Answer: There is only one acceptable answer to this question: “I serve at the pleasure of the board and the shareholders. If at any time the majority of the board and/or shareholders don’t think I am the best person to lead this company, I will step aside.”

I got so tired of answering this question when I was raising money, I carried my letter of resignation with me. Whenever an investor asked it, I just slid the letter across the table to them and said, “All you need to do is sign it for it to become effective.” They all smiled and checked that concern off the list.

10. What keeps you up at night?

Context: Don’t mistake this for a throw-away question. It’s asked to test your temperament and thoughtfulness. It’s also asked to test your truthfulness and transparency. Smart investors will gauge how you respond, not just what you say. They are looking to see if you are being glib, or serious; dismissive or attentive. Your answer provides a clue as to your Emotional IQ and how self-aware you are.

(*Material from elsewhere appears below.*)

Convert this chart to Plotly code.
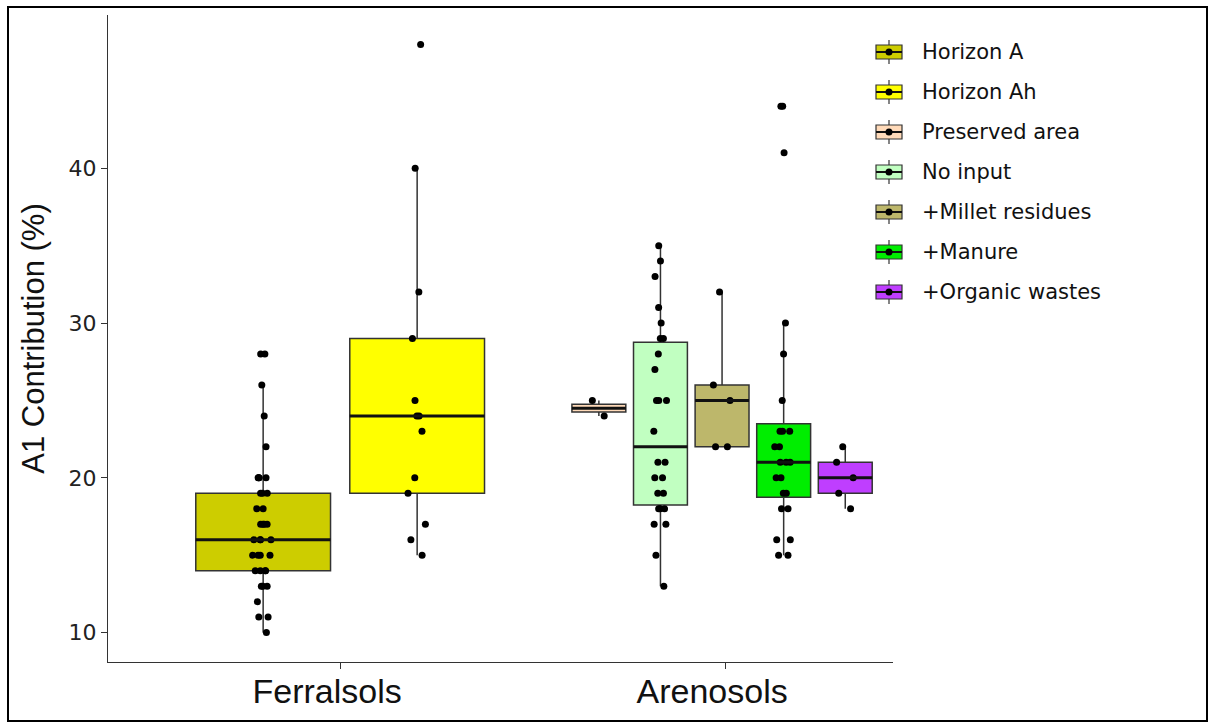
import numpy as np
import plotly.graph_objects as go

# ---- data -------------------------------------------------------------
soils = ["Ferralsols", "Arenosols"]

groups = ["Horizon A", "Horizon Ah", "Preserved area", "No input",
          "+Millet residues", "+Manure", "+Organic wastes"]
group_soil = ["Ferralsols", "Ferralsols", "Arenosols", "Arenosols",
              "Arenosols", "Arenosols", "Arenosols"]

horizon_a = [28, 28, 26, 24, 22, 20, 20, 20, 20, 19, 19, 19, 18, 18,
             17, 17, 17, 17, 16, 16, 16, 16, 15, 15, 15, 15, 14, 14,
             14, 14, 13, 13, 13, 12, 11, 11, 10]
horizon_ah = [48, 40, 32, 29, 25, 24, 24, 23, 20, 19, 17, 16, 15]
preserved_area = [25, 24]
no_input = [35, 34, 33, 31, 30, 29, 29, 28, 27, 25, 25, 25, 23, 21, 21,
            20, 20, 19, 19, 18, 18, 18, 17, 17, 15, 13]
millet_residues = [32, 26, 25, 22, 22]
manure = [44, 44, 41, 30, 28, 25, 23, 23, 23, 22, 22, 21, 21, 21, 20,
          20, 19, 19, 18, 18, 16, 16, 15, 15]
organic_wastes = [22, 21, 20, 19, 18]

values = [horizon_a, horizon_ah, preserved_area, no_input,
          millet_residues, manure, organic_wastes]

# ---- styling ----------------------------------------------------------
fills = ["#CDCD00", "#FFFF00", "#FFDAB9", "#C1FFC1",
         "#BDB76B", "#00EE00", "#BF3EFF"]
edge = "#333333"

# dodge layout per soil: (center, step, box width, jitter)
dodge = {"Ferralsols": (1.0, 0.40, 0.35, 0.16),
         "Arenosols": (1.992, 0.16, 0.14, 0.38)}

W, H = 1213, 726
L, R, T, B = 108, 320, 15, 64
PW, PH = W - L - R, H - T - B


def px(x):
    return (x - L) / PW


def py(y):
    return (H - B - y) / PH


fig = go.Figure()

# box positions
positions = []
for soil in soils:
    members = [i for i, s in enumerate(group_soil) if s == soil]
    c, step, w, j = dodge[soil]
    k = len(members)
    for n, i in enumerate(members):
        positions.append((i, c + (n - (k - 1) / 2) * step, w, j))
positions.sort()

# boxes (Tukey style, quantiles like R type 7)
medians = []
for i, pos, w, j in positions:
    v = np.array(values[i], dtype=float)
    q1, med, q3 = np.percentile(v, [25, 50, 75])
    iqr = q3 - q1
    lf = v[v >= q1 - 1.5 * iqr].min()
    uf = v[v <= q3 + 1.5 * iqr].max()
    medians.append((pos, w, med))
    fig.add_trace(go.Box(
        x=[pos], q1=[q1], median=[med], q3=[q3],
        lowerfence=[lf], upperfence=[uf],
        width=w, whiskerwidth=0, boxpoints=False,
        fillcolor=fills[i], line=dict(color=edge, width=1.5),
        name=groups[i], showlegend=False, hoverinfo="skip"))

# thicker median bars
for pos, w, med in medians:
    fig.add_trace(go.Scatter(
        x=[pos - w / 2, pos + w / 2], y=[med, med], mode="lines",
        line=dict(color="#111111", width=3), showlegend=False,
        hoverinfo="skip"))

# jittered observations
for i, pos, w, j in positions:
    fig.add_trace(go.Box(
        x=[pos] * len(values[i]), y=values[i], width=w,
        boxpoints="all", jitter=j, pointpos=0,
        fillcolor="rgba(0,0,0,0)", line=dict(color="rgba(0,0,0,0)", width=0),
        marker=dict(color="#000000", size=7),
        showlegend=False, hoverinfo="skip"))

# ---- legend drawn as keys -------------------------------------------
shapes = []
annotations = []
key_x0, key_x1 = 876, 902
key_cx = (key_x0 + key_x1) / 2
for n, g in enumerate(groups):
    cy = 52 + n * 40
    shapes.append(dict(type="line", xref="paper", yref="paper",
                       x0=px(key_cx), x1=px(key_cx), y0=py(cy - 12), y1=py(cy + 12),
                       line=dict(color=edge, width=1.2)))
    shapes.append(dict(type="rect", xref="paper", yref="paper",
                       x0=px(key_x0), x1=px(key_x1), y0=py(cy - 7), y1=py(cy + 7),
                       fillcolor=fills[n], line=dict(color=edge, width=1.2)))
    shapes.append(dict(type="line", xref="paper", yref="paper",
                       x0=px(key_x0), x1=px(key_x1), y0=py(cy), y1=py(cy),
                       line=dict(color="#111111", width=2)))
    shapes.append(dict(type="circle", xref="paper", yref="paper",
                       x0=px(key_cx - 3.5), x1=px(key_cx + 3.5),
                       y0=py(cy + 3.5), y1=py(cy - 3.5),
                       fillcolor="#000000", line=dict(width=0)))
    annotations.append(dict(xref="paper", yref="paper", x=px(920), y=py(cy),
                            xanchor="left", yanchor="middle", showarrow=False,
                            text=g, font=dict(family="DejaVu Sans", size=21,
                                              color="#111111")))

# outer frame
shapes.append(dict(type="rect", xref="paper", yref="paper",
                   x0=px(8), x1=px(1207), y0=py(721), y1=py(7),
                   line=dict(color="#000000", width=2), layer="above"))

fig.update_layout(
    width=W, height=H,
    margin=dict(l=L, r=R, t=T, b=B),
    plot_bgcolor="white", paper_bgcolor="white",
    showlegend=False, boxmode="overlay",
    shapes=shapes, annotations=annotations,
)
fig.update_xaxes(
    range=[0.397, 2.436], tickvals=[1, 2], ticktext=soils,
    showline=True, linecolor=edge, linewidth=1.3,
    ticks="outside", ticklen=6, tickcolor=edge, tickwidth=1.2,
    tickfont=dict(family="Liberation Sans", size=34, color="#111111"),
    ticklabelshift=-13, ticklabelstandoff=-7,
    showgrid=False, zeroline=False, automargin=False,
)
fig.update_yaxes(
    range=[8.1, 49.9], tickvals=[10, 20, 30, 40],
    showline=True, linecolor=edge, linewidth=1.3,
    ticks="outside", ticklen=6, tickcolor=edge, tickwidth=1.2,
    tickfont=dict(family="DejaVu Sans", size=22, color="#222222"),
    title=dict(text="A1 Contribution (%)", standoff=14,
               font=dict(family="Liberation Sans", size=31, color="#111111")),
    showgrid=False, zeroline=False, automargin=False,
)

fig.write_html("out.html")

Answer: There are no pat answers; no right or wrong answers. How you answer depends on how well you know the questioner, what’s going on in your personal life and what stage your venture is at. `What *really* keeps you up at night’ will always be changing based on your personal and professional circumstances. When I was asked this question, I liked to give both a personal perspective and one related to my startup. I would reply something like, “Well, my wife and I just had our first child, so middle-of-the-night feedings are quite common these days. In terms of my company, I toss and turn thinking about the next critical hires I need to make. But all-in-all, I sleep pretty soundly because I keep a daily `to-do list’ and feel like I have a good handle on what needs to be done every day — and in the right order.”

In summary, smart investors and other stakeholders will ask tough questions. In fact, it’s a good way to qualify them to see if they are serious and know what they are doing. You are not expected to have all the answers, or answers that the investors would like to hear. You are expected to have anticipated the questions and not be dismissive, or worse, make the answers up as you go.